There's a lot going on at the moment and coping with "a lot going on" is becoming more of a struggle with age. Work, relationships, it's all affected somehow or another. 

I took a break from the kitchen and now I am going back for a little while. The book/memoir is finished and I am feeling the need for a distraction. This is the problem with a high functioning ASD mind. It mingles everything together in a very confusing pattern. Logic and Sensory Disorder? I'd sometimes rather just be lower functioning, but who's to say their less frustrated? It's doubtful but who knows.

I know what is expected of me because it has been my life's effort to understand the people around me, they surely won't be taking the time to understand me so someone has to figure it out. 
I know what to do at work before I am told to do it. If the saute cook is behind and I am caught up, I jump on saute and get things moving. Something most employees do not attempt. they are paid the same no matter how quickly they do the job. That is not good enough for me. I generally make a great employee, but the chaos or any mingling with people on a daily basis is simply too much. 
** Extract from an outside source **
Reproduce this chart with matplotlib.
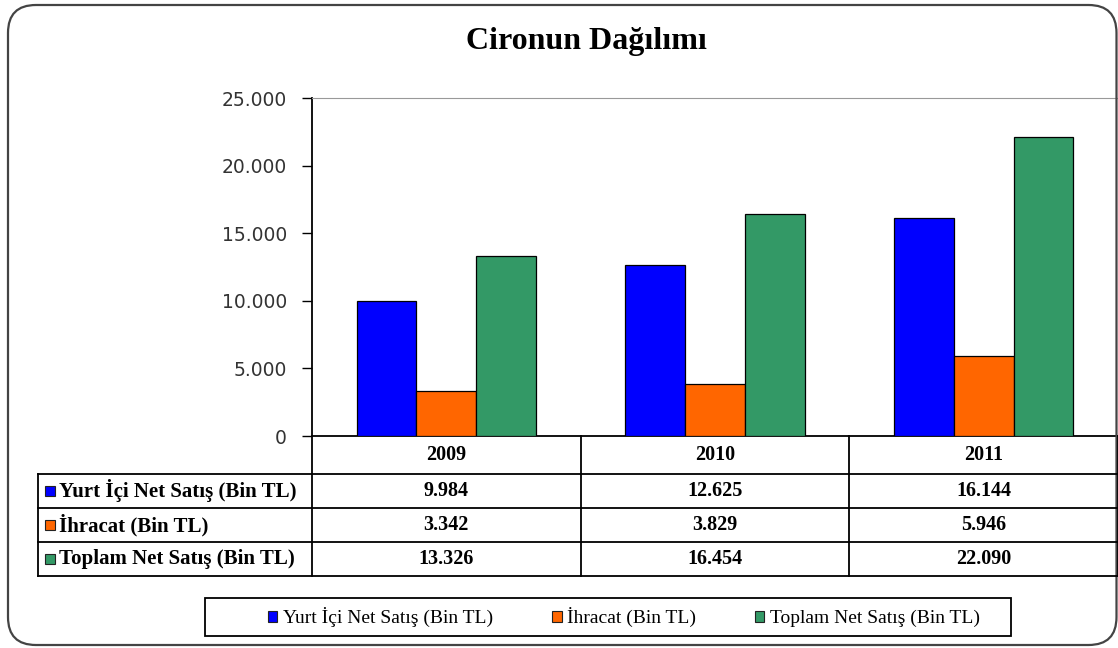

It shouldn't be this way, planning my bills and life around my level of anxiety rather than my skill and knowledge? And people wonder why this disorder seems to be plagued by a dark depression or overall sadness. I have excelled in over seven career fields that generally require a Bachelor's Degree, on a kindergarten education at that. I can achieve most anything mentally as far as learning it but then dealing with all the unspoken emotional feedback that people generate just disables all that knowledge in a split second. Just let me work from home.